In the ever-evolving landscape of cybersecurity, the role of a Penetration Tester has become paramount.
According to the European Union Agency for Cybersecurity, these professionals play a crucial role in assessing the effectiveness of security controls, revealing and exploiting cybersecurity vulnerabilities, and evaluating the criticality of these vulnerabilities if exploited by threat actors.
Mission at the Core
A Penetration Tester’s primary mission is to plan, design, implement, and execute penetration testing activities and attack scenarios, with the ultimate goal of evaluating the effectiveness of deployed or planned security measures. This involves identifying vulnerabilities or failures in technical and organizational controls that could compromise the confidentiality, integrity, and availability of ICT products, including systems, hardware, software, and services. Moreover, the Penetration Tester’s duties extend to identifying attack vectors, demonstrating the exploitation of technical vulnerabilities, and verifying regulatory compliance.
Penetration Testers’ Crucial Role Amidst a Surge in Exploited Vulnerabilities
According to the latest Clusit report, in 2022, Italy saw a notable surge in successful cyberattacks, totalling nearly 2,500 incidents. Among these, known vulnerabilities were exploited in 12% of the cases, gaining the second position after malware. In such a context, Penetration Testers can play a crucial role in enhancing cybersecurity resilience and proactively mitigating the potential impact of such incidents. This is how:
Identifying and Patching Vulnerabilities. Penetration Testers can systematically identify and assess known vulnerabilities within systems, networks, and applications, enabling organizations to
proactively patch and remediate these weaknesses.
Simulating Real-World Attack. By simulating real-world attack scenarios, these experts provide organizations with insights into how adversaries might exploit known vulnerabilities. This helps in understanding potential risks and improving incident response preparedness.
Prioritizing Remediation Efforts. These professionals can assist organizations in prioritizing the remediation of known vulnerabilities based on their severity and potential impact. This strategic approach ensures that resources are allocated efficiently to address the most critical risks.

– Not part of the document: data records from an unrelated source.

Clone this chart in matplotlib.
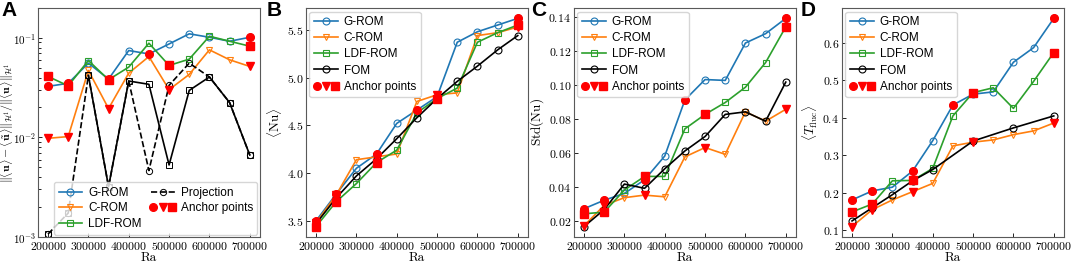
import matplotlib
matplotlib.use("Agg")
from matplotlib import pyplot as plt
from matplotlib.lines import Line2D
from matplotlib.legend_handler import HandlerTuple

plt.rcParams['font.family'] = 'serif'
plt.rcParams['font.serif'] = ['cmr10']
plt.rcParams['mathtext.fontset'] = 'cm'
plt.rcParams['axes.formatter.use_mathtext'] = True
plt.rcParams['xtick.direction'] = 'in'
plt.rcParams['ytick.direction'] = 'in'

ra = [200000, 250000, 300000, 350000, 400000, 450000,
      500000, 550000, 600000, 650000, 700000]
# anchor point indices for each ROM
g_anchor = [0, 1, 3, 5, 10]
c_anchor = [0, 1, 3, 6, 10]
ldf_anchor = [0, 1, 3, 6, 10]

# panel A: relative H1 error
a_grom = [0.0326, 0.035, 0.0558, 0.0386, 0.0747, 0.069, 0.087, 0.110, 0.1015, 0.0926, 0.1015]
a_crom = [0.0098, 0.0102, 0.0471, 0.0195, 0.0443, 0.065, 0.0302, 0.043, 0.0759, 0.0603, 0.0517]
a_ldf = [0.041, 0.033, 0.0593, 0.038, 0.0509, 0.0885, 0.0529, 0.0612, 0.104, 0.0926, 0.0826]
a_proj_dash = [0.00107, 0.00174, 0.042, 0.0032, 0.0369, 0.00465, 0.0334, 0.0558, 0.0405, 0.0224, 0.00666]
a_proj_solid = [0.00107, 0.00174, 0.042, 0.0032, 0.0369, 0.0342, 0.00529, 0.0297, 0.0405, 0.0224, 0.00666]

# panel B: mean Nu
b_grom = [3.50, 3.78, 4.05, 4.20, 4.52, 4.66, 4.80, 5.37, 5.48, 5.55, 5.62]
b_crom = [3.48, 3.77, 4.14, 4.17, 4.20, 4.75, 4.82, 4.84, 5.44, 5.47, 5.53]
b_ldf = [3.44, 3.70, 3.89, 4.11, 4.24, 4.63, 4.78, 4.89, 5.37, 5.47, 5.55]
b_fom = [3.47, 3.74, 3.97, 4.15, 4.36, 4.58, 4.78, 4.96, 5.12, 5.29, 5.44]

# panel C: std of Nu
c_grom = [0.027, 0.032, 0.036, 0.044, 0.058, 0.091, 0.103, 0.1025, 0.1245, 0.130, 0.139]
c_crom = [0.017, 0.029, 0.0335, 0.035, 0.034, 0.0575, 0.063, 0.059, 0.084, 0.0785, 0.0855]
c_ldf = [0.024, 0.025, 0.038, 0.046, 0.046, 0.074, 0.0825, 0.0895, 0.0985, 0.113, 0.134]
c_fom = [0.0165, 0.0265, 0.0415, 0.039, 0.0505, 0.061, 0.0695, 0.0825, 0.084, 0.0785, 0.1015]

# panel D: mean T fluctuation
d_grom = [0.181, 0.205, 0.215, 0.258, 0.339, 0.434, 0.463, 0.469, 0.548, 0.587, 0.665]
d_crom = [0.110, 0.155, 0.181, 0.203, 0.225, 0.325, 0.335, 0.341, 0.355, 0.365, 0.386]
d_ldf = [0.149, 0.170, 0.232, 0.233, 0.265, 0.405, 0.467, 0.480, 0.425, 0.497, 0.574]
ra_fom_d = [200000, 250000, 300000, 350000, 400000, 500000, 600000, 700000]
d_fom = [0.125, 0.160, 0.195, 0.232, 0.262, 0.338, 0.373, 0.405]

legend_font = {'family': 'Liberation Sans', 'size': 8.5}
line_kw = dict(lw=1.2, ms=5, mfc='none', mew=0.8)


def pick(vals, idx):
    return [vals[i] for i in idx]


def plot_roms(ax, grom, crom, ldf):
    ax.plot(ra, grom, marker='o', color='tab:blue', label='G-ROM', **line_kw)
    ax.plot(ra, crom, marker='v', color='tab:orange', label='C-ROM', **line_kw)
    ax.plot(ra, ldf, marker='s', color='tab:green', label='LDF-ROM', **line_kw)


def plot_anchors(ax, grom, crom, ldf):
    ax.plot(pick(ra, g_anchor), pick(grom, g_anchor), 'o', color='red', ms=5.5, zorder=5)
    ax.plot(pick(ra, c_anchor), pick(crom, c_anchor), 'v', color='red', ms=5.5, zorder=5)
    ax.plot(pick(ra, ldf_anchor), pick(ldf, ldf_anchor), 's', color='red', ms=5.5, zorder=5)


def anchor_handle():
    return (Line2D([], [], marker='o', color='red', ls='none', ms=5.5),
            Line2D([], [], marker='v', color='red', ls='none', ms=5.5),
            Line2D([], [], marker='s', color='red', ls='none', ms=5.5))


def style_axis(ax):
    for s in ax.spines.values():
        s.set_color('0.35')
        s.set_linewidth(0.8)
    ax.tick_params(labelsize=8.5, length=3, width=0.6, pad=2)
    ax.set_xticks([200000, 300000, 400000, 500000, 600000, 700000])
    ax.set_xlabel('Ra', fontsize=9.5, labelpad=0)


fig = plt.figure(figsize=(10.72, 2.63), dpi=100)
lefts = [0.0354, 0.2854, 0.5354, 0.7854]
axes = [fig.add_axes([l, 0.099, 0.207, 0.8707]) for l in lefts]

# A
ax = axes[0]
plot_roms(ax, a_grom, a_crom, a_ldf)
ax.plot(ra, a_proj_dash, ls='--', marker='o', color='black', lw=1.2, ms=4.5, mfc='none', mew=0.7,
        label='Projection')
ax.plot(ra[2:], a_proj_solid[2:], ls='-', marker='s', color='black', lw=1.2, ms=4.5, mfc='none', mew=0.7)
ax.plot(ra[:2], a_proj_solid[:2], ls='none', marker='s', color='black', ms=4.5, mfc='none', mew=0.7)
plot_anchors(ax, a_grom, a_crom, a_ldf)
ax.set_yscale('log')
ax.set_ylim(1e-3, 0.2)
style_axis(ax)
ax.tick_params(axis='y', labelsize=8, pad=1)
ax.set_ylabel(r'$\|\langle\mathbf{u}\rangle-\langle\tilde{\mathbf{u}}\rangle\|_{\mathcal{H}^1}'
              r'/\|\langle\mathbf{u}\rangle\|_{\mathcal{H}^1}$', fontsize=8.5)
ax.yaxis.set_label_coords(-0.1, 0.5)
h, l = ax.get_legend_handles_labels()
handles = [h[0], h[1], h[2], h[3], anchor_handle()]
labels = ['G-ROM', 'C-ROM', 'LDF-ROM', 'Projection', 'Anchor points']
ax.legend(handles, labels, ncol=2, loc='lower right',
          prop=legend_font, handler_map={tuple: HandlerTuple(ndivide=None)},
          handlelength=2.0, borderaxespad=0.2, columnspacing=0.8, labelspacing=0.3,
          handletextpad=0.5)

# B, C, D
panels = [
    (axes[1], b_grom, b_crom, b_ldf, ra, b_fom, r'$\langle \mathrm{Nu} \rangle$'),
    (axes[2], c_grom, c_crom, c_ldf, ra, c_fom, r'$\mathrm{Std}(\mathrm{Nu})$'),
    (axes[3], d_grom, d_crom, d_ldf, ra_fom_d, d_fom, r'$\langle T_{\mathrm{fluc}} \rangle$'),
]
for ax, g, c, ld, rf, fom, ylab in panels:
    plot_roms(ax, g, c, ld)
    ax.plot(rf, fom, marker='o', color='black', label='FOM', **line_kw)
    plot_anchors(ax, g, c, ld)
    ax.set_ylabel(ylab, fontsize=9.5, labelpad=2)
    h, l = ax.get_legend_handles_labels()
    ax.legend(h + [anchor_handle()], l + ['Anchor points'], loc='upper left', prop=legend_font,
              handler_map={tuple: HandlerTuple(ndivide=None)}, handlelength=2.0,
              borderaxespad=0.3, labelspacing=0.35, handletextpad=0.5)
    style_axis(ax)

axes[2].set_yticks([0.02, 0.04, 0.06, 0.08, 0.10, 0.12, 0.14])

for x, lab in zip([0.001, 0.249, 0.495, 0.747], ['A', 'B', 'C', 'D']):
    fig.text(x, 0.995, lab, fontsize=15, fontweight='bold', family='Liberation Sans',
             ha='left', va='top')

fig.savefig('out.png', dpi=100)
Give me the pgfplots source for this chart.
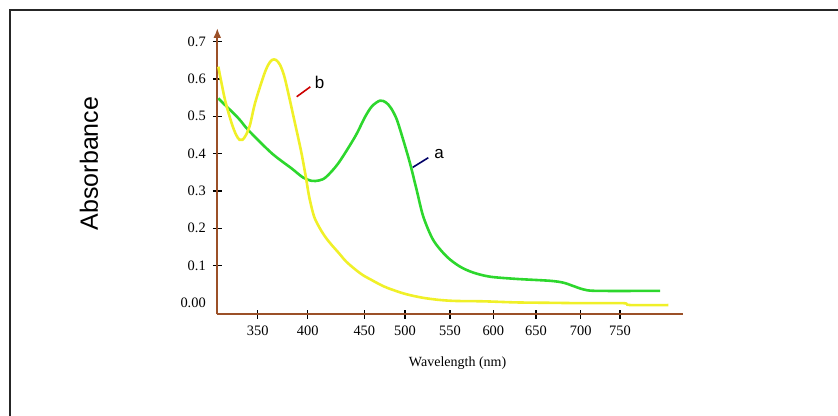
\documentclass[border=0pt]{standalone}
\usepackage{pgfplots}
\pgfplotsset{compat=1.18}
\usetikzlibrary{arrows.meta}
\usepackage{fontspec}
\setmainfont{Liberation Serif}
\newfontfamily\arialfont{Liberation Sans}
\definecolor{curvegreen}{RGB}{45,215,45}
\definecolor{curveyellow}{RGB}{240,240,40}
\definecolor{axisbrown}{RGB}{155,80,40}
\begin{document}
\begin{tikzpicture}
\path[use as bounding box] (0,0) rectangle (419pt,208pt);
\draw[line width=1pt, black!85] (5pt,0pt) -- (5pt,203pt) -- (419pt,203pt);
\begin{axis}[
 at={(108.65pt,50.85pt)}, anchor=south west,
 scale only axis, width=232.85pt, height=143.15pt,
 xmin=217.3, xmax=683, ymin=-0.0308, ymax=0.7367,
 enlargelimits=false,
 axis lines=left,
 axis line style={axisbrown, line width=1pt},
 x axis line style={-},
 y axis line style={-{Latex[length=5pt,width=4pt]}},
 xtick={257.7,307.7,364.3,405,450,493.3,536,580.7,620},
 xticklabels={350,400,450,500,550,600,650,700,750},
 ytick={0.1,0.2,0.3,0.4,0.5,0.6,0.7},
 yticklabels={0.1,0.2,0.3,0.4,0.5,0.6,0.7},
 extra y ticks={0}, extra y tick labels={0.00},
 extra y tick style={major tick style={draw=none}},
 tick align=center, major tick length=4.5pt,
 major tick style={black, line width=0.65pt},
 ticklabel style={font=\fontsize{7.2}{8}\selectfont},
 xlabel={Wavelength (nm)}, ylabel={Absorbance},
 xlabel style={at={(axis description cs:0.516,-0.171)}, anchor=center, font=\fontsize{7}{8}\selectfont},
 ylabel style={at={(axis description cs:-0.2755,0.527)}, anchor=center, font=\arialfont\fontsize{12.5}{14}\selectfont},
 clip=false,
]
% curve a (green)
\addplot[curvegreen, line width=1.3pt, smooth, tension=0.5] coordinates {
(218.3,0.548) (238.3,0.495) (248.3,0.463) (271.7,0.401) (291.7,0.360)
(303,0.336) (311.7,0.327) (319,0.328) (326,0.337) (338.3,0.374) (355,0.445)
(365,0.498) (372,0.527) (380,0.542) (386,0.537) (391,0.522) (396.7,0.492)
(403.3,0.436) (410,0.374) (416.7,0.302) (423.3,0.231) (433.3,0.168)
(446.7,0.124) (460,0.097) (473.3,0.081) (490,0.070) (516.7,0.064)
(550,0.059) (563.3,0.054) (573.3,0.045) (583.3,0.036) (596.7,0.032) (660,0.032)
};
% curve b (yellow)
\addplot[curveyellow, line width=1.3pt, smooth, tension=0.5] coordinates {
(218.3,0.633) (225,0.544) (231.7,0.481) (236,0.451) (239.5,0.437) (242.5,0.437)
(246,0.450) (250,0.477) (255,0.535) (263.3,0.606) (268,0.637) (272,0.651)
(276,0.651) (280,0.638) (284,0.610) (288.3,0.562) (295,0.481) (301.2,0.405)
(305.8,0.338) (309.2,0.284) (314,0.232) (320,0.199) (326,0.174) (332,0.154)
(338.3,0.135) (346,0.111) (355,0.090) (363,0.074) (371.7,0.061) (380,0.049)
(388.3,0.039) (405,0.024) (421.7,0.014) (438.3,0.008)
(455,0.005) (483.3,0.004) (516.7,0.001) (550,0.000) (583.3,-0.001)
(623.3,-0.001) (630,-0.006) (668.3,-0.006)
};
\draw[red!80!black, line width=0.8pt] (axis cs:296.7,0.5525) -- (axis cs:310.3,0.579);
\node[font=\arialfont\fontsize{8.5}{10}\selectfont] at (axis cs:319.7,0.590) {b};
\draw[blue!40!black, line width=0.8pt] (axis cs:412.7,0.363) -- (axis cs:428.3,0.389);
\node[font=\arialfont\fontsize{8.5}{10}\selectfont] at (axis cs:439,0.398) {a};
\end{axis}
\end{tikzpicture}
\end{document}
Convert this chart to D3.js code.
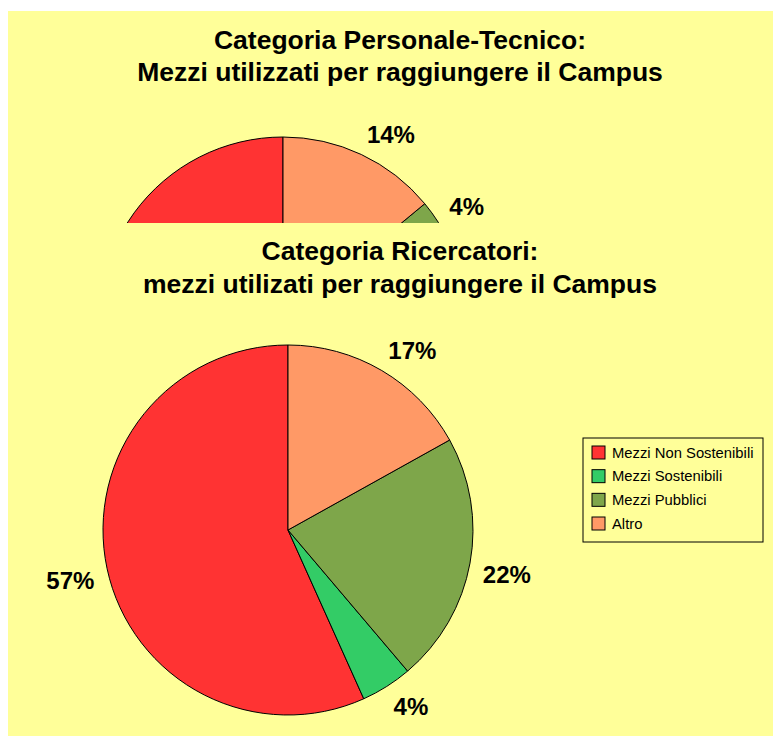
<!DOCTYPE html>
<html>
<head>
<meta charset="utf-8">
<script src="https://cdn.jsdelivr.net/npm/d3@7"></script>
<style>
  body { margin: 0; background: #ffffff; }
  svg { display: block; }
  text { font-family: "Liberation Sans", Arial, sans-serif; }
</style>
</head>
<body>
<svg width="773" height="736"></svg>
<script>
// categorie (stesso ordine della legenda)
var categories = ["Mezzi Non Sostenibili", "Mezzi Sostenibili", "Mezzi Pubblici", "Altro"];
var colors = ["#ff3333", "#33cc66", "#7ea64a", "#ff9966"];

// percentuali
var tecnicoValues = [60, 22, 4, 14];      // solo Pubblici e Altro sono visibili
var ricercatoriValues = [57, 4.5, 22, 17];
var ricercatoriLabels = [57, 4, 22, 17];
var tecnicoLabels = [60, 22, 4, 14];

var tecnicoTitle = ["Categoria Personale-Tecnico:", "Mezzi utilizzati per raggiungere il Campus"];
var ricercatoriTitle = ["Categoria Ricercatori:", "mezzi utilizati per raggiungere il Campus"];

var svg = d3.select("svg");
var bg = "#ffff99";

function drawPie(g, values, labels, cx, cy, r) {
  var pie = d3.pie().sort(null).startAngle(0).endAngle(-2 * Math.PI);
  var arc = d3.arc().innerRadius(0).outerRadius(r);
  var arcs = pie(values);

  var slices = g.append("g").attr("transform", "translate(" + cx + "," + cy + ")");
  slices.selectAll("path")
    .data(arcs)
    .enter().append("path")
      .attr("d", arc)
      .attr("fill", function(d, i) { return colors[i]; })
      .attr("stroke", "#000")
      .attr("stroke-width", 1);

  // etichette fuori dalla torta, angolo vicino appoggiato al cerchio
  var R = r + 13, capH = 17.5;
  arcs.forEach(function(d, i) {
    var a = (d.startAngle + d.endAngle) / 2;
    var s = Math.sin(a), c = Math.cos(a);
    var px = cx + R * s, py = cy - R * c;
    g.append("text")
      .text(labels[i] + "%")
      .attr("font-size", 24)
      .attr("font-weight", "bold")
      .attr("text-anchor", s >= 0 ? "start" : "end")
      .attr("x", px)
      .attr("y", c > 0 ? py : py + capH);
  });
}

function drawTitle(g, lines, x, y0, step) {
  lines.forEach(function(l, i) {
    g.append("text")
      .text(l)
      .attr("x", x)
      .attr("y", y0 + i * step)
      .attr("text-anchor", "middle")
      .attr("font-size", 26.5)
      .attr("font-weight", "bold");
  });
}

// grafico 1 (tagliato dal secondo)
svg.append("clipPath").attr("id", "clipTop")
  .append("rect").attr("x", 8).attr("y", 11).attr("width", 765).attr("height", 212);
var chartTop = svg.append("g").attr("clip-path", "url(#clipTop)");
chartTop.append("rect").attr("x", 8).attr("y", 11).attr("width", 765).attr("height", 212).attr("fill", bg);
drawTitle(chartTop, tecnicoTitle, 400, 49, 32);
drawPie(chartTop, tecnicoValues, tecnicoLabels, 283, 321, 184);

// grafico 2
var chartBottom = svg.append("g");
chartBottom.append("rect").attr("x", 8).attr("y", 223).attr("width", 765).attr("height", 513).attr("fill", bg);
drawTitle(chartBottom, ricercatoriTitle, 400, 260, 33);
drawPie(chartBottom, ricercatoriValues, ricercatoriLabels, 288, 530, 185);

// legenda
var legend = chartBottom.append("g").attr("transform", "translate(583,438)");
legend.append("rect")
  .attr("width", 180).attr("height", 104)
  .attr("fill", "none").attr("stroke", "#000").attr("stroke-width", 1);
var y = d3.scalePoint().domain(categories).range([14, 85]);
var item = legend.selectAll("g.item")
  .data(categories)
  .enter().append("g")
    .attr("class", "item")
    .attr("transform", function(d) { return "translate(9," + y(d) + ")"; });
item.append("rect")
  .attr("x", 0).attr("y", -6).attr("width", 13).attr("height", 13)
  .attr("fill", function(d, i) { return colors[i]; })
  .attr("stroke", "#000").attr("stroke-width", 1);
item.append("text")
  .text(function(d) { return d; })
  .attr("x", 20).attr("y", 5.5)
  .attr("font-size", 14.8);
</script>
</body>
</html>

Enhancing Incident Response. Through simulated attacks – including Red Teaming, Adversary Attack Simulation and similar activities – Penetration Testers contribute to the refinement of incident response plans. This ensures that organizations are well-prepared to detect, respond to, and recover from cyber incidents involving the exploitation of known vulnerabilities.
Challenges and Future Trends
As technology continues to advance, the role of a Penetration Tester remains dynamic.The challenges they face include staying ahead of emerging threats, adapting to new technologies, and continuously updating skills and knowledge.
Artificial Intelligence & Machine Learning. The integration of AI and ML in cybersecurity poses both opportunities and challenges for penetration testers. Contemporary cyber threats demand a level of sophistication beyond traditional methodologies. In this regard, AI and ML algorithms, with their ability to discern patterns and anomalies, empower penetration testers to identify evolving threats that may elude conventional detection mechanisms. In the same way, however, not only companies will use artificial intelligence, but also cyber criminals, in order to develop and implement increasingly sophisticated attacks, calling for a constant reassessment of vulnerabilities and improvement of the methodologies in use.
Industrial Facilities. As industries increasingly embrace digitalisation, the convergence of OT and IT has given rise to a myriad of security challenges. Penetration testers face unique obstacles when assessing the security posture of OT environments: legacy systems often lack modern security features, limited maintenance windows pose challenges for conducting thorough tests without disrupting critical operations, and the unique threat landscape – including potential physical damage and disruption of crucial processes – necessitates the evolution of penetration testing methodologies to adequately address the distinctive aspects of industrial security.
IoT & IIoT. The proliferation of IoT devices, coupled with the advent of Industrial IoT, poses unprecedented challenges for penetration testers. With approximately 25% of cyber attacks originating from compromised IoT devices, securing these interconnected ecosystems demands meticulous attention. In particular, the integration of IoT into industrial infrastructure presents a multifaceted challenge for penetration testers seeking to identify vulnerabilities, as such devices become potential vectors for cyber threats. Therefore, penetration testers must adapt their strategies to address the evolving obstacles in this interconnected landscape, striving to strike a balance between innovation and security.
In conclusion, the role of a Penetration Tester is critical in safeguarding digital assets and ensuring the resilience of cybersecurity measures. With a combination of technical skills, ethical hacking prowess, and a deep understanding of cybersecurity principles, these professionals play a pivotal role in identifying and mitigating potential risks in an ever-changing digital landscape.